» **TASK BRIEF**
Transcribe every entry word for word. Skip the pictures.

» **SOURCE RECORDS**
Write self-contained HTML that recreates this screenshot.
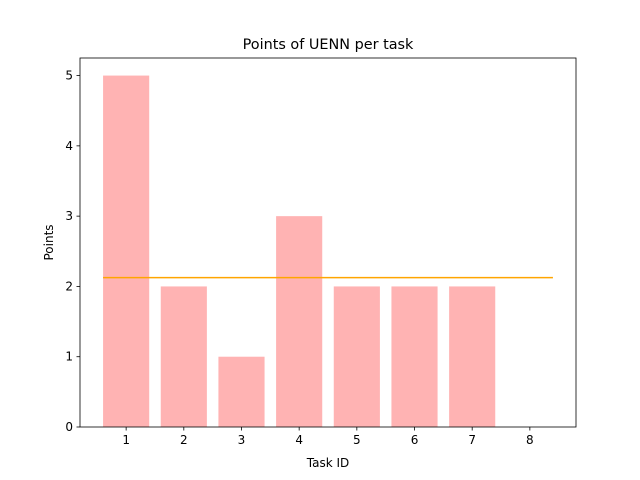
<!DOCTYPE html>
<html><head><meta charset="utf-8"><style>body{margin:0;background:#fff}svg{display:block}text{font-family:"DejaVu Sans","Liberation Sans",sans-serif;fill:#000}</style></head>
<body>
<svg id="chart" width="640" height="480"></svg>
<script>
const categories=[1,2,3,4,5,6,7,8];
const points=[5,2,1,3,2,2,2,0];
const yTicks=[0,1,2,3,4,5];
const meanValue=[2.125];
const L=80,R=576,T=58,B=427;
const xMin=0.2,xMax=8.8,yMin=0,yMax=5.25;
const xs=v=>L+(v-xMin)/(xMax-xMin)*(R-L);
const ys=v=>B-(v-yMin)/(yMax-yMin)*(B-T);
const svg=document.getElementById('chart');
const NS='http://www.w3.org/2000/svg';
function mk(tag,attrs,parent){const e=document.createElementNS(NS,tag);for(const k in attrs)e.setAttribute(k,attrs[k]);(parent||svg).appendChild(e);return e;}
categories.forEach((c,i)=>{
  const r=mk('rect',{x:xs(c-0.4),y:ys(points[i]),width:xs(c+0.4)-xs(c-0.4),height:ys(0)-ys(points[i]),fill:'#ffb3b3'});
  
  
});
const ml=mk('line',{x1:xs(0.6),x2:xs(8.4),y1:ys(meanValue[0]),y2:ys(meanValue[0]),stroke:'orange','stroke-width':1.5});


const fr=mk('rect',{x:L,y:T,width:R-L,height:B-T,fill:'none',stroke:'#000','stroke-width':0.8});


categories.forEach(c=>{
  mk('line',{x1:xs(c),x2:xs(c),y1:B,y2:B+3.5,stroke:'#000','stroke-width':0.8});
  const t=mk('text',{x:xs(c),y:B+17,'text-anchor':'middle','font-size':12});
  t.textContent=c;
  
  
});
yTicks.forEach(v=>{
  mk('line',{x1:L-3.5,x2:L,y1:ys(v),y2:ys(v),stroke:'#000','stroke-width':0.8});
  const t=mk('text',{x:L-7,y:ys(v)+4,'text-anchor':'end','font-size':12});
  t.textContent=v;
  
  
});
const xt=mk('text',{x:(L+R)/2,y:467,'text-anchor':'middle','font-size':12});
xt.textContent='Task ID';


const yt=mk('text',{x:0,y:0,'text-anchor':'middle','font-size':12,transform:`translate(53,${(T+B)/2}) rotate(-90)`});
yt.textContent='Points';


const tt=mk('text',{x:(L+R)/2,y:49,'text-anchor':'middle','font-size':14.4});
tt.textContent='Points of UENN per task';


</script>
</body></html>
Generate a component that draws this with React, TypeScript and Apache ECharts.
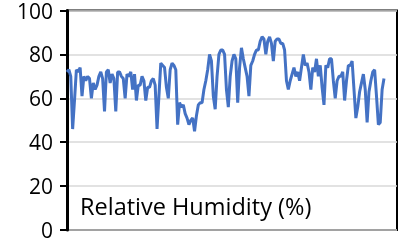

» **RESULT OF THE EXERCISE**
Write self-contained HTML that recreates this screenshot.
<!DOCTYPE html>
<html><head><meta charset="utf-8"><style>body{margin:0;background:#fff}svg{display:block}text{font-family:"DejaVu Sans","Liberation Sans",sans-serif;fill:#000}</style></head>
<body>
<svg id="chart" width="640" height="480"></svg>
<script>
const categories=[1,2,3,4,5,6,7,8];
const points=[5,2,1,3,2,2,2,0];
const yTicks=[0,1,2,3,4,5];
const meanValue=[2.125];
const L=80,R=576,T=58,B=427;
const xMin=0.2,xMax=8.8,yMin=0,yMax=5.25;
const xs=v=>L+(v-xMin)/(xMax-xMin)*(R-L);
const ys=v=>B-(v-yMin)/(yMax-yMin)*(B-T);
const svg=document.getElementById('chart');
const NS='http://www.w3.org/2000/svg';
function mk(tag,attrs,parent){const e=document.createElementNS(NS,tag);for(const k in attrs)e.setAttribute(k,attrs[k]);(parent||svg).appendChild(e);return e;}
categories.forEach((c,i)=>{
  const r=mk('rect',{x:xs(c-0.4),y:ys(points[i]),width:xs(c+0.4)-xs(c-0.4),height:ys(0)-ys(points[i]),fill:'#ffb3b3'});
  
  
});
const ml=mk('line',{x1:xs(0.6),x2:xs(8.4),y1:ys(meanValue[0]),y2:ys(meanValue[0]),stroke:'orange','stroke-width':1.5});


const fr=mk('rect',{x:L,y:T,width:R-L,height:B-T,fill:'none',stroke:'#000','stroke-width':0.8});


categories.forEach(c=>{
  mk('line',{x1:xs(c),x2:xs(c),y1:B,y2:B+3.5,stroke:'#000','stroke-width':0.8});
  const t=mk('text',{x:xs(c),y:B+17,'text-anchor':'middle','font-size':12});
  t.textContent=c;
  
  
});
yTicks.forEach(v=>{
  mk('line',{x1:L-3.5,x2:L,y1:ys(v),y2:ys(v),stroke:'#000','stroke-width':0.8});
  const t=mk('text',{x:L-7,y:ys(v)+4,'text-anchor':'end','font-size':12});
  t.textContent=v;
  
  
});
const xt=mk('text',{x:(L+R)/2,y:467,'text-anchor':'middle','font-size':12});
xt.textContent='Task ID';


const yt=mk('text',{x:0,y:0,'text-anchor':'middle','font-size':12,transform:`translate(53,${(T+B)/2}) rotate(-90)`});
yt.textContent='Points';


const tt=mk('text',{x:(L+R)/2,y:49,'text-anchor':'middle','font-size':14.4});
tt.textContent='Points of UENN per task';


</script>
</body></html>
Generate a component that draws this with React, TypeScript and Apache ECharts.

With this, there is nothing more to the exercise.